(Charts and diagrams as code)
════════════════
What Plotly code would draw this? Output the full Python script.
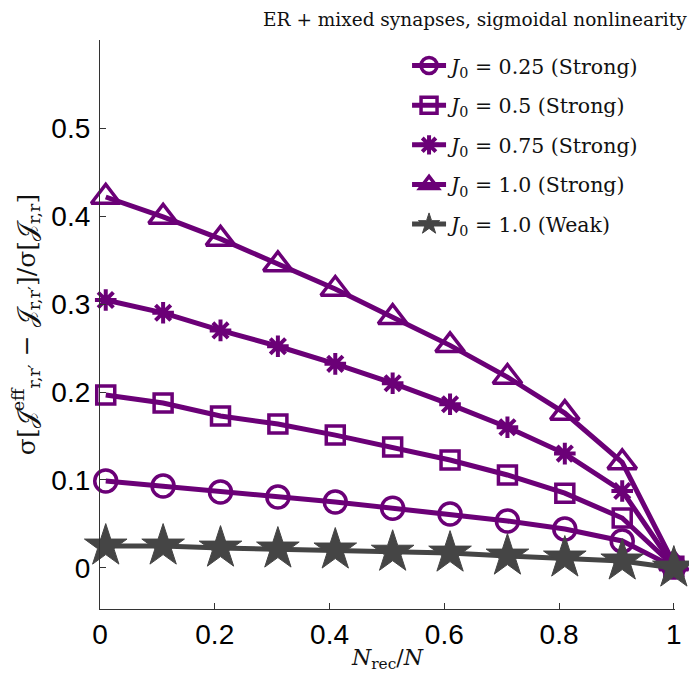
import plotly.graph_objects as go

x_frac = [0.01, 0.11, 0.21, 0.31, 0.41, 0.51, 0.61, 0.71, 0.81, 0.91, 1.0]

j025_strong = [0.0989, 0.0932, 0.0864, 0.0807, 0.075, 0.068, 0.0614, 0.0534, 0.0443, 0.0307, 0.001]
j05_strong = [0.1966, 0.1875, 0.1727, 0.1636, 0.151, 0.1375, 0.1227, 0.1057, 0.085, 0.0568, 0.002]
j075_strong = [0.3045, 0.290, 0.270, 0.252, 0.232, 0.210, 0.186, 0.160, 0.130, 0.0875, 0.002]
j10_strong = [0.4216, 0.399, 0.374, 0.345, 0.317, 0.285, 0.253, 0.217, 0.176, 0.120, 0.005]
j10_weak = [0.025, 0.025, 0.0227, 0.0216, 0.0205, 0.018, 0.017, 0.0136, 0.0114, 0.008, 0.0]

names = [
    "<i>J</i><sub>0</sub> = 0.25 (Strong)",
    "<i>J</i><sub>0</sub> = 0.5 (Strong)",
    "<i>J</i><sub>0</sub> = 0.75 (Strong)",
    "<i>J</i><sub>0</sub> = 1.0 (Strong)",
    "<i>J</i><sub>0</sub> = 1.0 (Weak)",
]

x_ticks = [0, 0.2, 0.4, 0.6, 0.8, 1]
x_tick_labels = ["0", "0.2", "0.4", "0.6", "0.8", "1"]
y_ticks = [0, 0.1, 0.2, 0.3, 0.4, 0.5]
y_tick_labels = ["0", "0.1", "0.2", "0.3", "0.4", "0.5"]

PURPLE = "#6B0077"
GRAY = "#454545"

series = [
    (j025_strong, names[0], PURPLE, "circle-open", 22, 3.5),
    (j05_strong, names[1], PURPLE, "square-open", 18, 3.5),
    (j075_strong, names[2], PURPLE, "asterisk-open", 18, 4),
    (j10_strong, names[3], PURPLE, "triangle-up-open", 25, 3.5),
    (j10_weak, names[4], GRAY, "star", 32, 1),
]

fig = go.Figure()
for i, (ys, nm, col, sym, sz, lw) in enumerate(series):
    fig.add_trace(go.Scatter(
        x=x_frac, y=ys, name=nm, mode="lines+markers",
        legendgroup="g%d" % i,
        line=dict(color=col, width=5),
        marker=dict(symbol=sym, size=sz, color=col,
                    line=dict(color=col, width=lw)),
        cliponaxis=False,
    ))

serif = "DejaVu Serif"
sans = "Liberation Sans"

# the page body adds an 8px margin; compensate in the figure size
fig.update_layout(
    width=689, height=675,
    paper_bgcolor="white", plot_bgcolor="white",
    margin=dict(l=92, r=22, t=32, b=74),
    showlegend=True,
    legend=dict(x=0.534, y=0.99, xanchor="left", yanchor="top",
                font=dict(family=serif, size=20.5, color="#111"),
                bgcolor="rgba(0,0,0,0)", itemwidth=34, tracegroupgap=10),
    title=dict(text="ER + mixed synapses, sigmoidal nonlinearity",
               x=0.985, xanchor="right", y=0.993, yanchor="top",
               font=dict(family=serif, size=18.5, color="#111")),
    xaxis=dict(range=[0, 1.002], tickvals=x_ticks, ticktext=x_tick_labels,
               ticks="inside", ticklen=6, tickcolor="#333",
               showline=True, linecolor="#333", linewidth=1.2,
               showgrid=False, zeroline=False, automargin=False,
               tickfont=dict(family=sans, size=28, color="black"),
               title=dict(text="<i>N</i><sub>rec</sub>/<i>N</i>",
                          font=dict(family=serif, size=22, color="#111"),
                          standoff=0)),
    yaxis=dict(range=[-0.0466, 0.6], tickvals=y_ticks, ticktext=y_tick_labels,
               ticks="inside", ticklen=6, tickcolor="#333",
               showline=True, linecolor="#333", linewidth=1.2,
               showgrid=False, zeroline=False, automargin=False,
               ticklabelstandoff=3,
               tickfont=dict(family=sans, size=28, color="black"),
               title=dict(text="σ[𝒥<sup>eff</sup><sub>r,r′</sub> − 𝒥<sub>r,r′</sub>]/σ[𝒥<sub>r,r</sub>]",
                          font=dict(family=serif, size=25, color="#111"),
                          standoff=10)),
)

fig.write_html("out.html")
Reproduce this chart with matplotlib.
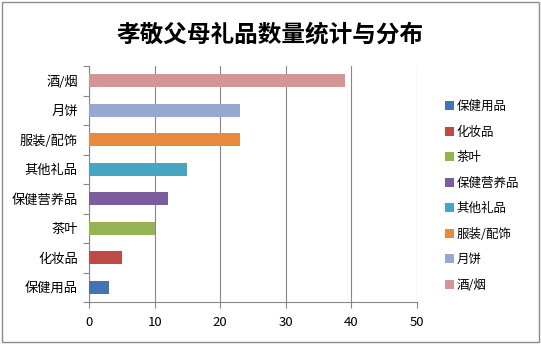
════════════════
● Your objective
Scan the material above for the string "this" and report each line where you find it.

● Solution
What Plotly code would draw this? Output the full Python script.
Reproduce this chart with matplotlib.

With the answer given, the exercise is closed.